Prana is the essential life energy, also known as qi/chi or ki in Chinese and Japanese traditions, respectively.

It’s interesting to think of attention as more than focusing the mind on something, but also directing, or giving of your own energy to the object of attention. If you think about it that way, attention becomes even more precious – it’s almost a giving of the self.

The view that includes energy in attention might also explain why people “feel” someone’s gaze and all of a sudden turn around to meet it. Do they feel the energy, the prana? Could it be that even us Westerners who have not developed our potential to feel and work with energy (like Yoga, Tai Chi, and other traditions do) – feel it anyway, even though we don’t quite have a name for it?

Does it change anything for you, to think of attention as giving of yourself, directing your energy towards someone/something else?

The economy of attention

The phrase that keeps coming to mind as I make sense of the way U.S. society is going is the economy of attention.

These are times of information overload, cacophony of voices, pluralism, multitasking, fragmentation, community, and isolation -to name a few.

It has become an established fact in social psychology that people need attention. Children need attention to develop into healthy, balanced adults.

Everything and everybody is fighting for your attention: your children, your pets, your friends, your twitter friends, mass-media, individual-media, TV, employees.

People and pets will do strange things to get attention: Start a fight, act up.

I’ve been working long hours lately so my cat Pooky gets quite possessive when I come back home. I can’t have a phone conversation without him acting up – the other day, running across the dining table as I was eating and talking on the phone, just to make a point, I’m sure!

So, to quote an Indian English phrase, What to do?!

If you’re in an attention-giving role: Give it. Make smart decisions about who and what needs your attention most. In the long run, in the big picture, is it your Blackberry or your kid?

If you’re in an attention-needing role: Ask for it.
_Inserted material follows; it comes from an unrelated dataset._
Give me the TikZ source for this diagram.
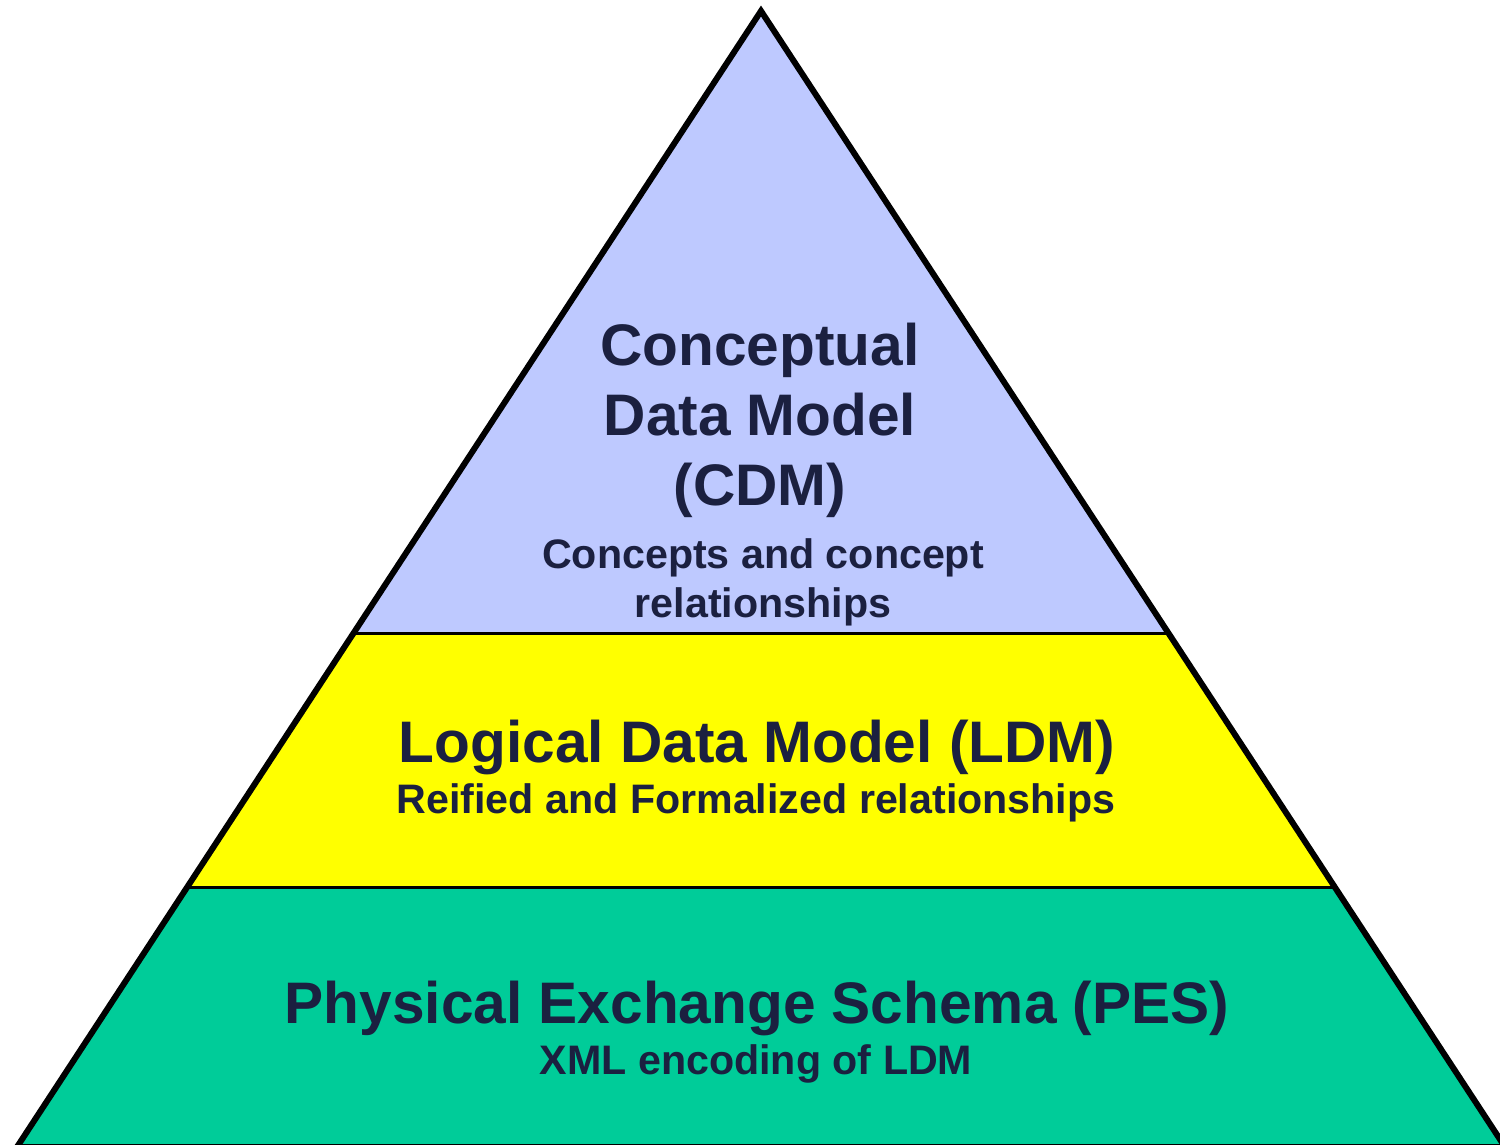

It’s OK, you don’t need to fight, act up, attack people just so they will notice you. There are plenty of kind people out there who will sit down to have a loving, heart-to-heart conversation with you. You don’t even have to pay them. You just need to get over your ego and open your heart enough so you can find them.

If you’re in the communication professions (PR, marketing, advertising): Be responsible. Don’t do society a disservice by adding to the cacophony unnecessarily. That’s not going to get you attention. Be smart, be judicious, imagine you have a limited “communication & messaging” account and use it wisely to communicate important, valuable, useful information. Sometimes being quiet will get you attention.

As a college student in Romania, once a year, I’d attend the International Advertising Festival. I’d pay half my monthly income on a ticket to sit and watch back-to-back commercials all night long (9 pm – 5 am). I’ve done this 2-3 years in a row, and guess what commercial got my attention and stayed with me to this day, more than 10 years later? This one stood out among the cacophony of voices, among the visual and auditory assault on the senses:

  • Blank white screen.
  • Line-drawn piglet shuffles on screeen.
  • Stops in the center, stares at you, blinks.
  • Oinks.
  • Text bubble: Why are you staring at me? Go to a museum.

I believe it was an ad paid for by the Serbian Art Federation.